WHAT IS NEEDED -
Your task is to print exactly the lines from the line that contains "Write the D3.js code for this chart." through the line that contains "-0.562, -0.568, -0.542]", with pictures left out.

SUPPLIED RECORDS -
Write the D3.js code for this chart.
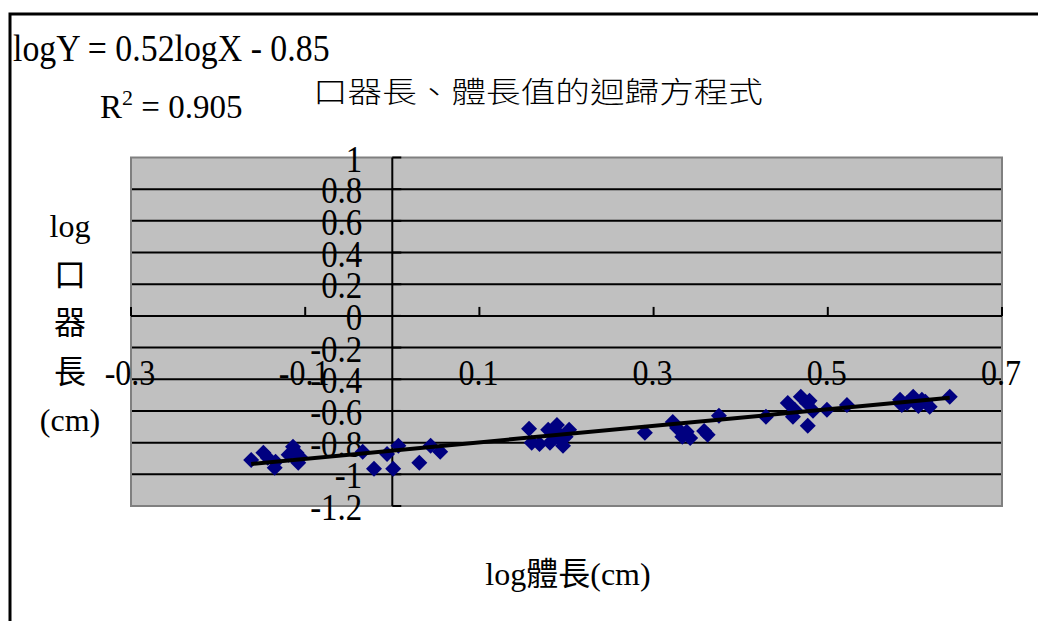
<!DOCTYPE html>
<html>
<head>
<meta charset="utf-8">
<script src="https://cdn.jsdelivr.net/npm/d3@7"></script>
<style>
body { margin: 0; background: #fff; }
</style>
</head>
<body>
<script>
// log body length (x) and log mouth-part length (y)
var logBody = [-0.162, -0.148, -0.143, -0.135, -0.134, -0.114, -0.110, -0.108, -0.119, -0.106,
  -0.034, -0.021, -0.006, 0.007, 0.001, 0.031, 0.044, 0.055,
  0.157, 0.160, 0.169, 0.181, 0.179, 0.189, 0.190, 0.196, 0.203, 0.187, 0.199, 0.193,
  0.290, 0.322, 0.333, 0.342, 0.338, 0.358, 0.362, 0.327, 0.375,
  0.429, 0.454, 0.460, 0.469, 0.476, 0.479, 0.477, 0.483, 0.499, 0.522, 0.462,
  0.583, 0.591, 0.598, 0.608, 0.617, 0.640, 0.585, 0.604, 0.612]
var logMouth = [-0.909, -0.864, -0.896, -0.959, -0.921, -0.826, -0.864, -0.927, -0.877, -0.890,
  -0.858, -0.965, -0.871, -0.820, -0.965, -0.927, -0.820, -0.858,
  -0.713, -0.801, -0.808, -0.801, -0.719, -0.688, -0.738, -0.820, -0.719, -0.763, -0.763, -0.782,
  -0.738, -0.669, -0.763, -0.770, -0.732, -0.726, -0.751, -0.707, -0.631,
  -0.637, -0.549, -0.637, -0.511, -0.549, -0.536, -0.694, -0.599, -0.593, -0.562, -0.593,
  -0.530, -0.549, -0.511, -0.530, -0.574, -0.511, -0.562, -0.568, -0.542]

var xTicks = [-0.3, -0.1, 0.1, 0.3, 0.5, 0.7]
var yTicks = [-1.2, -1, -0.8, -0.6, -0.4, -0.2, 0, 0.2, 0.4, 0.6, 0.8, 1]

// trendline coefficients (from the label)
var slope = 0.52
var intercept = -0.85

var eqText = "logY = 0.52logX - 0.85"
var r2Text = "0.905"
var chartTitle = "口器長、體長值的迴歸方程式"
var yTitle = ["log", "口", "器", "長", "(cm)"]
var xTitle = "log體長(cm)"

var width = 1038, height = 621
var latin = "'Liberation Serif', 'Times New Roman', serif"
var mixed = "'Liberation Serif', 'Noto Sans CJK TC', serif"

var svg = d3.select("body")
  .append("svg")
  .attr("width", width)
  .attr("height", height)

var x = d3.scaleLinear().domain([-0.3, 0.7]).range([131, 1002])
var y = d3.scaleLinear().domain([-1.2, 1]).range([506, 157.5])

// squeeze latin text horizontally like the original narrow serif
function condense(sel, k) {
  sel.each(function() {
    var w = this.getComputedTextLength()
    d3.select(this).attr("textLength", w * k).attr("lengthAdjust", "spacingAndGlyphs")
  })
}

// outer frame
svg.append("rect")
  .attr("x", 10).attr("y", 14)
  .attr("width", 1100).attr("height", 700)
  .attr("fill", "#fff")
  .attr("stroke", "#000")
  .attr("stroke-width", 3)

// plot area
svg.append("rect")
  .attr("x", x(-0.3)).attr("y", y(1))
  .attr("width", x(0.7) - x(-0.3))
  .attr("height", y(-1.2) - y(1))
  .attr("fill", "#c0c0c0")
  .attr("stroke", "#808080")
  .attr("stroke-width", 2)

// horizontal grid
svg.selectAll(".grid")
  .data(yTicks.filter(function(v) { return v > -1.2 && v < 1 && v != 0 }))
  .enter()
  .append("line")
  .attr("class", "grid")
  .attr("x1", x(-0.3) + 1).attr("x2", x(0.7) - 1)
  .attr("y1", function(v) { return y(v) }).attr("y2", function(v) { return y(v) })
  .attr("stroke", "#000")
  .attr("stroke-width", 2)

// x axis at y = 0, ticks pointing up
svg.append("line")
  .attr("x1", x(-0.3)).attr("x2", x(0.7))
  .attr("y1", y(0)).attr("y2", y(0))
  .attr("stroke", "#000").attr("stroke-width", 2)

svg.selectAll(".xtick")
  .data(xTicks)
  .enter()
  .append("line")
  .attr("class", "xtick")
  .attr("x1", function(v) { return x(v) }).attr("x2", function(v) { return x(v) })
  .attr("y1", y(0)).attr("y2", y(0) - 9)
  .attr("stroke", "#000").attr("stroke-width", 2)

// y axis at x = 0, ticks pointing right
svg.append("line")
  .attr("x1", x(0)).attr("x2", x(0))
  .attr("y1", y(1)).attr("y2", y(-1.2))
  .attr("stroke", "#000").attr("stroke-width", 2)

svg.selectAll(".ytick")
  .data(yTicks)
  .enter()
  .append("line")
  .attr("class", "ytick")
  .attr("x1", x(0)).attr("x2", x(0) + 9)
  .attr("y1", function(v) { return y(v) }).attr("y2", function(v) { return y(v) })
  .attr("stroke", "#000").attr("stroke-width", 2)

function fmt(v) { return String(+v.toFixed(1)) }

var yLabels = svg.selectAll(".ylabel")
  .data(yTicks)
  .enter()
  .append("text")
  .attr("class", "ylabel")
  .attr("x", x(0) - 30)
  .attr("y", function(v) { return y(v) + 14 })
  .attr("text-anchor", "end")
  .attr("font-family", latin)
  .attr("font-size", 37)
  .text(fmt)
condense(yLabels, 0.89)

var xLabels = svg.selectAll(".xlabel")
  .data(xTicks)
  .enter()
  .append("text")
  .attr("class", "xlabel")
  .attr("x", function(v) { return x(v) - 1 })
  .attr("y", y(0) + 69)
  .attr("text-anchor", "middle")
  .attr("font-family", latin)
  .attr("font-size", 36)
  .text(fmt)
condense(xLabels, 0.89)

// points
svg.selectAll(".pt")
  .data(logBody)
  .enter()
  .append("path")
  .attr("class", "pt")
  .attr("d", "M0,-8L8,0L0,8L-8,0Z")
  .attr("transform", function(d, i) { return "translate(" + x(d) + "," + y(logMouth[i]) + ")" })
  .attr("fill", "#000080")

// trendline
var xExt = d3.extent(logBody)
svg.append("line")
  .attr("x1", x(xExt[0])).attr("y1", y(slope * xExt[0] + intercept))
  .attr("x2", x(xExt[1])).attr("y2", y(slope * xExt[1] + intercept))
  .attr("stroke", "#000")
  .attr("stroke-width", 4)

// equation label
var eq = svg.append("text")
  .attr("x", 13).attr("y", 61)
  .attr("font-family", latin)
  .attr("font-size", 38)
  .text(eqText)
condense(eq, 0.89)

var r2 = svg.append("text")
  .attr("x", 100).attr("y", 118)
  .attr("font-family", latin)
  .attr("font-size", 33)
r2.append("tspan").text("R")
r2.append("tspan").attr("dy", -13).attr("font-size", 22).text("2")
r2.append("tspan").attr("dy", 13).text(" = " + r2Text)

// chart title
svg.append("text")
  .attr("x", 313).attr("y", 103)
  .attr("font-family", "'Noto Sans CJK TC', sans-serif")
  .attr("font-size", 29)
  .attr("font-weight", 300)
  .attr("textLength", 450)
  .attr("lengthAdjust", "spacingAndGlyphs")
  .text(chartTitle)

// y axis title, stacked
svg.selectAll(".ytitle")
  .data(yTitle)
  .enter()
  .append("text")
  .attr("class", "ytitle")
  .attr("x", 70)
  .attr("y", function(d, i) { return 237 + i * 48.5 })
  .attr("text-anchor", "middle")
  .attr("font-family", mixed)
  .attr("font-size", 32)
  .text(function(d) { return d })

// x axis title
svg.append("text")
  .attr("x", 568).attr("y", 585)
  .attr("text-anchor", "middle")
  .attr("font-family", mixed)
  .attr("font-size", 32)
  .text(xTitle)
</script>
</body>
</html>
--
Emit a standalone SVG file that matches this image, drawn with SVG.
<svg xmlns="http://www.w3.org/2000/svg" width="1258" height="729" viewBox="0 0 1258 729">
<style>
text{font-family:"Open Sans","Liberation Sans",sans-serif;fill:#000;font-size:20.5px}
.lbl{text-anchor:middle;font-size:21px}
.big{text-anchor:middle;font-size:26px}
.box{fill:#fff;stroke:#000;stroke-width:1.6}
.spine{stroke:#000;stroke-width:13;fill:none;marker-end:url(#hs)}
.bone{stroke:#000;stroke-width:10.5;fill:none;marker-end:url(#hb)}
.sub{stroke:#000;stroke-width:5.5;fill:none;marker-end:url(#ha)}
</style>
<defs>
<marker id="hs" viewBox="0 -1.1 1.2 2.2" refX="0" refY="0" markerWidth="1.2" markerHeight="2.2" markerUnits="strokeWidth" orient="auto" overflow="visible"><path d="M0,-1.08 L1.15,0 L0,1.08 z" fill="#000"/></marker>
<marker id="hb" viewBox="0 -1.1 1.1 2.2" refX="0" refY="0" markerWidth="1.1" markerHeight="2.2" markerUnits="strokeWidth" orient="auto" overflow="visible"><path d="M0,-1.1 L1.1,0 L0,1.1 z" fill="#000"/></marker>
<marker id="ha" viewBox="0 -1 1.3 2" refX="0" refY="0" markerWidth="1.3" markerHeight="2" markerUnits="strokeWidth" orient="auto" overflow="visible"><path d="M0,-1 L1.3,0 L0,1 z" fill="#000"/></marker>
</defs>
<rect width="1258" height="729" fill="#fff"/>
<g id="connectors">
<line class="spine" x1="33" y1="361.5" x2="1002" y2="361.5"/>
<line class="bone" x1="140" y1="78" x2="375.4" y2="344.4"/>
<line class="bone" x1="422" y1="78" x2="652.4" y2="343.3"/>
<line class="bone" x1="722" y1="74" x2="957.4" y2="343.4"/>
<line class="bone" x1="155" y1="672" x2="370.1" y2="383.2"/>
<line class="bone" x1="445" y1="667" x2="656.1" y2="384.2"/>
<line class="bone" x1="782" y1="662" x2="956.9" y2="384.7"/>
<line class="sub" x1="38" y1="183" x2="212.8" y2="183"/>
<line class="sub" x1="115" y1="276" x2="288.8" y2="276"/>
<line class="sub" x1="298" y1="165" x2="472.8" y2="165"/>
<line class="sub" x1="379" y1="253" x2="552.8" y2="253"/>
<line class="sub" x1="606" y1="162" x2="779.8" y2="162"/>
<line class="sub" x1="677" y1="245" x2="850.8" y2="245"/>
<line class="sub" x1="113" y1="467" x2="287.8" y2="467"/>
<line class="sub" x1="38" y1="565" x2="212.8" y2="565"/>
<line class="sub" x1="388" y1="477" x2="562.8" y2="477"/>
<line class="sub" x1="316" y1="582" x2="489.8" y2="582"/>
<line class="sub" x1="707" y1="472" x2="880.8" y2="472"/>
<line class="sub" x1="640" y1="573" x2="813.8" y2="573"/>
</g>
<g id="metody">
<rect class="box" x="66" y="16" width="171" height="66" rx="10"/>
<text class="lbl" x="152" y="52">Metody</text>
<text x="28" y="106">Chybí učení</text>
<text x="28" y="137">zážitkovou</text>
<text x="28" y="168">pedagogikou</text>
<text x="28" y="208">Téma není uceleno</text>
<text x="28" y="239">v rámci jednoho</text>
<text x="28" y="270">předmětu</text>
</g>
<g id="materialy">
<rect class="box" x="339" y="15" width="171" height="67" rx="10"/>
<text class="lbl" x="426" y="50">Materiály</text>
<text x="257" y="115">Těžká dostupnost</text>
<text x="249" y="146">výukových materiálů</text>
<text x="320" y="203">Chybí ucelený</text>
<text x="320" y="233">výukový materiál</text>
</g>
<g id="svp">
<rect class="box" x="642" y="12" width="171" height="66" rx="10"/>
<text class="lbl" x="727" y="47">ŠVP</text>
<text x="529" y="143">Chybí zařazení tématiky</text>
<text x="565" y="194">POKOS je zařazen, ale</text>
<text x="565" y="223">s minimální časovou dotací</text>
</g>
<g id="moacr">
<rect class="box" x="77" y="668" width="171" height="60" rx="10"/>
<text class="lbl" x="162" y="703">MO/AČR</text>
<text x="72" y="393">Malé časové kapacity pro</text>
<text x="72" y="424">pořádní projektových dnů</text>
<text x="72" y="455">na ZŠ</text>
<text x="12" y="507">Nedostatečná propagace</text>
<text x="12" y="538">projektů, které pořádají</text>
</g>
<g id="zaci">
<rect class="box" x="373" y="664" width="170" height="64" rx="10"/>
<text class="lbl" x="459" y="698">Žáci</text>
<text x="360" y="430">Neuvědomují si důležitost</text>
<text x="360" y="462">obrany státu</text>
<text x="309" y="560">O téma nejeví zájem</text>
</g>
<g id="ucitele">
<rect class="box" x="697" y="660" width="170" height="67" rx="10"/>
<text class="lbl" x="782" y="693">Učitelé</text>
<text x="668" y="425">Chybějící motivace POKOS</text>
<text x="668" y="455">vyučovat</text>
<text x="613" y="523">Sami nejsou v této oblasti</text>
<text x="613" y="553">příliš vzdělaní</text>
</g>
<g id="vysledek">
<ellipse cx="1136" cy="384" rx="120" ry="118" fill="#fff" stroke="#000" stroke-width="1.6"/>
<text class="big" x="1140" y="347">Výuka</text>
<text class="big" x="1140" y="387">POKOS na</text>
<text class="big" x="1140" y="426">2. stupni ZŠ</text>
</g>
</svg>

FULL ANSWER -
Write the D3.js code for this chart.
<!DOCTYPE html>
<html>
<head>
<meta charset="utf-8">
<script src="https://cdn.jsdelivr.net/npm/d3@7"></script>
<style>
body { margin: 0; background: #fff; }
</style>
</head>
<body>
<script>
// log body length (x) and log mouth-part length (y)
var logBody = [-0.162, -0.148, -0.143, -0.135, -0.134, -0.114, -0.110, -0.108, -0.119, -0.106,
  -0.034, -0.021, -0.006, 0.007, 0.001, 0.031, 0.044, 0.055,
  0.157, 0.160, 0.169, 0.181, 0.179, 0.189, 0.190, 0.196, 0.203, 0.187, 0.199, 0.193,
  0.290, 0.322, 0.333, 0.342, 0.338, 0.358, 0.362, 0.327, 0.375,
  0.429, 0.454, 0.460, 0.469, 0.476, 0.479, 0.477, 0.483, 0.499, 0.522, 0.462,
  0.583, 0.591, 0.598, 0.608, 0.617, 0.640, 0.585, 0.604, 0.612]
var logMouth = [-0.909, -0.864, -0.896, -0.959, -0.921, -0.826, -0.864, -0.927, -0.877, -0.890,
  -0.858, -0.965, -0.871, -0.820, -0.965, -0.927, -0.820, -0.858,
  -0.713, -0.801, -0.808, -0.801, -0.719, -0.688, -0.738, -0.820, -0.719, -0.763, -0.763, -0.782,
  -0.738, -0.669, -0.763, -0.770, -0.732, -0.726, -0.751, -0.707, -0.631,
  -0.637, -0.549, -0.637, -0.511, -0.549, -0.536, -0.694, -0.599, -0.593, -0.562, -0.593,
  -0.530, -0.549, -0.511, -0.530, -0.574, -0.511, -0.562, -0.568, -0.542]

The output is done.